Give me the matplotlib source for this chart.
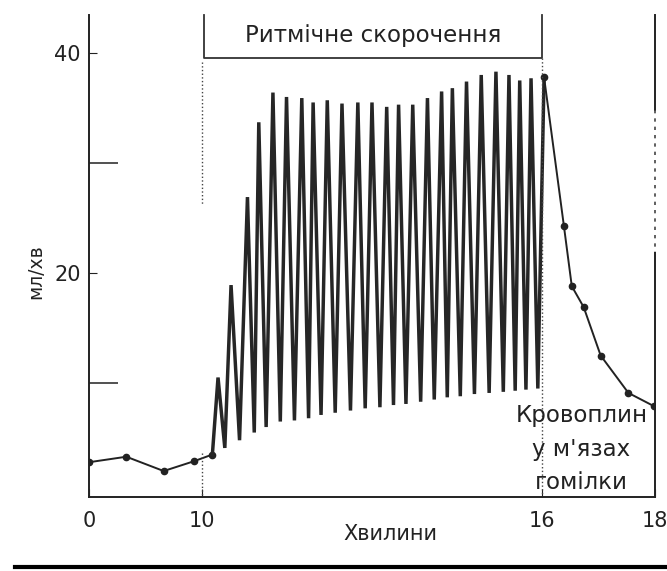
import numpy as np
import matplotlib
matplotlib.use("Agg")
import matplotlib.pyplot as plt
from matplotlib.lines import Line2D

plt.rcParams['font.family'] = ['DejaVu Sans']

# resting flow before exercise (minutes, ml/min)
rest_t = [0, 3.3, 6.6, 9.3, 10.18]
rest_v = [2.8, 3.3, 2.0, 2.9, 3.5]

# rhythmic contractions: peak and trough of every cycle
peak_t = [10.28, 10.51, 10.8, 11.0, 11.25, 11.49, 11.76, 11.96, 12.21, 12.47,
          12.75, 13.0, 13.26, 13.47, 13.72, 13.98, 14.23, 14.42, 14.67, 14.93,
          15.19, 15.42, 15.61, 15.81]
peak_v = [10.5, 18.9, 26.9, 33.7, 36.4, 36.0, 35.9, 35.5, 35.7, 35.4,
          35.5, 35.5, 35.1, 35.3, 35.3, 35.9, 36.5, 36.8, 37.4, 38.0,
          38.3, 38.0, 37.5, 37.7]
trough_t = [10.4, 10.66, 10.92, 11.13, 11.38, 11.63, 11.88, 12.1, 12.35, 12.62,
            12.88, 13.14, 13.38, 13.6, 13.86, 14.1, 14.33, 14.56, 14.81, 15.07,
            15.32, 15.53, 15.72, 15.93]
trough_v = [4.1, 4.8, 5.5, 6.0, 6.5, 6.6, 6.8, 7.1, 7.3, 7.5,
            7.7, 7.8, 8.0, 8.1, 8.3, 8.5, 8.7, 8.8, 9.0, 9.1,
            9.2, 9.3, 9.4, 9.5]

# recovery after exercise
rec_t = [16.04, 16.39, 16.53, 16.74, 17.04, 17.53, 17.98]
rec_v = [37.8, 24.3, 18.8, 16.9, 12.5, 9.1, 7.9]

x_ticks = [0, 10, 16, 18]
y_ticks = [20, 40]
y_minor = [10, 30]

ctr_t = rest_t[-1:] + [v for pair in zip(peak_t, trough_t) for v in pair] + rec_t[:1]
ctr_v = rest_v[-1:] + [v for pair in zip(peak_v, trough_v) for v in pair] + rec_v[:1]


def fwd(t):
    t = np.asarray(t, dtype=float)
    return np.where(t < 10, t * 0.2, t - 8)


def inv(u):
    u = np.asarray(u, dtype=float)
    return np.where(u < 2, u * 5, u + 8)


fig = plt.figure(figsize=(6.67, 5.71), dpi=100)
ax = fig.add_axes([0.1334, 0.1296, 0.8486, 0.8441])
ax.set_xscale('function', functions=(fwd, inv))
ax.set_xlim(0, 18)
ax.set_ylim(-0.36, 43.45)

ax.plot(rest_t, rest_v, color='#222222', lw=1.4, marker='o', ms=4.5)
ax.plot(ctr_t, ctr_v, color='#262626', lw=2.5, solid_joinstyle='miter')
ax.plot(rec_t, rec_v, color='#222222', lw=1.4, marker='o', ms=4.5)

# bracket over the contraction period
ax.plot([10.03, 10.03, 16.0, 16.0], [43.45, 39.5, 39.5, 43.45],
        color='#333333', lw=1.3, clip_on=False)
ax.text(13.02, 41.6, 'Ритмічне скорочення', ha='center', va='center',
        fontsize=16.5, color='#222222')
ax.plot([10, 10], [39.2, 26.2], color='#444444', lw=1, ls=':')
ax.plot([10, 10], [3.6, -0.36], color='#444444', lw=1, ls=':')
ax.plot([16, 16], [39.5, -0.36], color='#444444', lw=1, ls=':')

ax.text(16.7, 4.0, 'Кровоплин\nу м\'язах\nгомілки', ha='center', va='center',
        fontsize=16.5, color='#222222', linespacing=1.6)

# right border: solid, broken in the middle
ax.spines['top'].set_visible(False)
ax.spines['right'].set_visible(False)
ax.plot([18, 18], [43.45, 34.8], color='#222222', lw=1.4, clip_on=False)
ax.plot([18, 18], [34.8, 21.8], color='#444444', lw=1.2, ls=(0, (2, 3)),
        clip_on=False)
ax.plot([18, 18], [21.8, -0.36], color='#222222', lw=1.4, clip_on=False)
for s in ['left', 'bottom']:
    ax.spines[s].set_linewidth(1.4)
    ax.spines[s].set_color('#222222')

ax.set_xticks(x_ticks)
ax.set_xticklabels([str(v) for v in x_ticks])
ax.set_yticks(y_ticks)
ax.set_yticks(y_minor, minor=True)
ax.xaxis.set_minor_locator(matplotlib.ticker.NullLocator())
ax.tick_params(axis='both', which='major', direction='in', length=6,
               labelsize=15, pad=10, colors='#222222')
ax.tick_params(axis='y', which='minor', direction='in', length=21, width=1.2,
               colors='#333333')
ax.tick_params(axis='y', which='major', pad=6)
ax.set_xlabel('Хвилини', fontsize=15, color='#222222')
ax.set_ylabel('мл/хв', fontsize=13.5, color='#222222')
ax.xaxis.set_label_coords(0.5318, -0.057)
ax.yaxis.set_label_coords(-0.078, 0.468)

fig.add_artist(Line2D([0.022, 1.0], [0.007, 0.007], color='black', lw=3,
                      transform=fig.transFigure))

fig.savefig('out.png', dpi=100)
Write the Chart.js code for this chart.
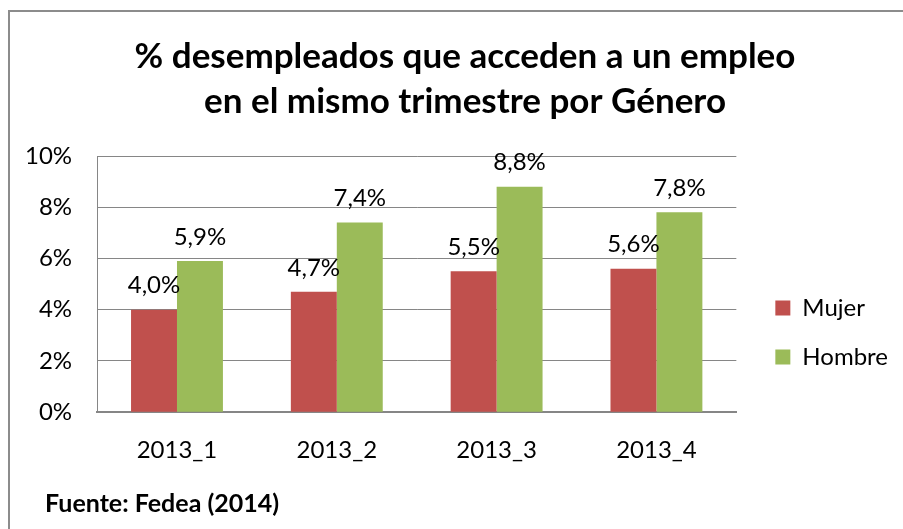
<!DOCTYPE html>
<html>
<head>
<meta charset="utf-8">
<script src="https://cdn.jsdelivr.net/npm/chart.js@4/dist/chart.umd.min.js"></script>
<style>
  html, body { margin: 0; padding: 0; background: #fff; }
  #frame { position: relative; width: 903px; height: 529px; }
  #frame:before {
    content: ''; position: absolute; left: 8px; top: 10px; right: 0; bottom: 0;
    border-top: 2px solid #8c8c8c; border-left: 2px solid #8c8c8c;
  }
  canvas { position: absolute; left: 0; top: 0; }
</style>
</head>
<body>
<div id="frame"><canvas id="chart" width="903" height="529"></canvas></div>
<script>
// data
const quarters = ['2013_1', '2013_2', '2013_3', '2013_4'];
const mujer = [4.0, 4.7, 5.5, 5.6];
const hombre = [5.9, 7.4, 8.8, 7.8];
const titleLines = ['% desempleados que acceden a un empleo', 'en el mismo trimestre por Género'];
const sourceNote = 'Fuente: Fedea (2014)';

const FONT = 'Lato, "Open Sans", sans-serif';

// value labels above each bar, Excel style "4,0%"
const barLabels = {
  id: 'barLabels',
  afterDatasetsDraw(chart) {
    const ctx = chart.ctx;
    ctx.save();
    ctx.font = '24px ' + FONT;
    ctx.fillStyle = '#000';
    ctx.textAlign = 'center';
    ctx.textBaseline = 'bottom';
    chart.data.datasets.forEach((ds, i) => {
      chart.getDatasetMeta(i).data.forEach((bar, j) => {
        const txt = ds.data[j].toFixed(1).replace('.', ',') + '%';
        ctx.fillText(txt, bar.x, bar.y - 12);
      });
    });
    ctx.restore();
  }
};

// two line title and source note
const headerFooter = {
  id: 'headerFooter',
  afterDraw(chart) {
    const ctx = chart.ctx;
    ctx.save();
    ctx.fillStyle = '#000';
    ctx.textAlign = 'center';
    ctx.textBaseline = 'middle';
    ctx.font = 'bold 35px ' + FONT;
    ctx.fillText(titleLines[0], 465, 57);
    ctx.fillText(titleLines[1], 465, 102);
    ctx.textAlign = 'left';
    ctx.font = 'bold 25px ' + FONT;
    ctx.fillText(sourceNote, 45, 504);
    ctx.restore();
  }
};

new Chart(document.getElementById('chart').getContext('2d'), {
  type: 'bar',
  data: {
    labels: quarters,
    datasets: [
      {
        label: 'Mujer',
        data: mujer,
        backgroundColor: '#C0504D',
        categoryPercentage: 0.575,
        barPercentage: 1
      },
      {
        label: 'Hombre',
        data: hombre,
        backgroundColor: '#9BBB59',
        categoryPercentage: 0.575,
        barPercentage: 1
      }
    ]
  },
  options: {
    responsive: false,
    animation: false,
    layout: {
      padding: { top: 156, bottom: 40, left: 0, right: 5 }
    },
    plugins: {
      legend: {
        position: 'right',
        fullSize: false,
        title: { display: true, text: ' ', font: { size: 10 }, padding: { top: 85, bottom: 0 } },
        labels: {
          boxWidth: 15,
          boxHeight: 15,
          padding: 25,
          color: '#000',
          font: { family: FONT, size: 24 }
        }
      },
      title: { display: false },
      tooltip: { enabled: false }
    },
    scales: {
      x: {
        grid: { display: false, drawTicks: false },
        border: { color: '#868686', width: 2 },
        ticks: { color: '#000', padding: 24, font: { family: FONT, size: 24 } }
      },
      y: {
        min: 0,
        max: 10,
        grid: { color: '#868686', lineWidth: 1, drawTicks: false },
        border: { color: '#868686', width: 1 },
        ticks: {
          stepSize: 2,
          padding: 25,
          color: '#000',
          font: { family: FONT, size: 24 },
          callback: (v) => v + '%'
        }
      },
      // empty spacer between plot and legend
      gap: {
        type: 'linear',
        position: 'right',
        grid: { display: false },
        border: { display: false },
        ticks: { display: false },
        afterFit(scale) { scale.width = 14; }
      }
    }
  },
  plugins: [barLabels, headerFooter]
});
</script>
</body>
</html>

•••

§ **Your instructions**
Write out again exactly the lines from the start of the data above through the line containing "rest_v = [2.8, 3.3, 2.0, 2.9, 3.5]", inclusive, excluding any pictures.

§ **Output for this task**
Give me the matplotlib source for this chart.
import numpy as np
import matplotlib
matplotlib.use("Agg")
import matplotlib.pyplot as plt
from matplotlib.lines import Line2D

plt.rcParams['font.family'] = ['DejaVu Sans']

# resting flow before exercise (minutes, ml/min)
rest_t = [0, 3.3, 6.6, 9.3, 10.18]
rest_v = [2.8, 3.3, 2.0, 2.9, 3.5]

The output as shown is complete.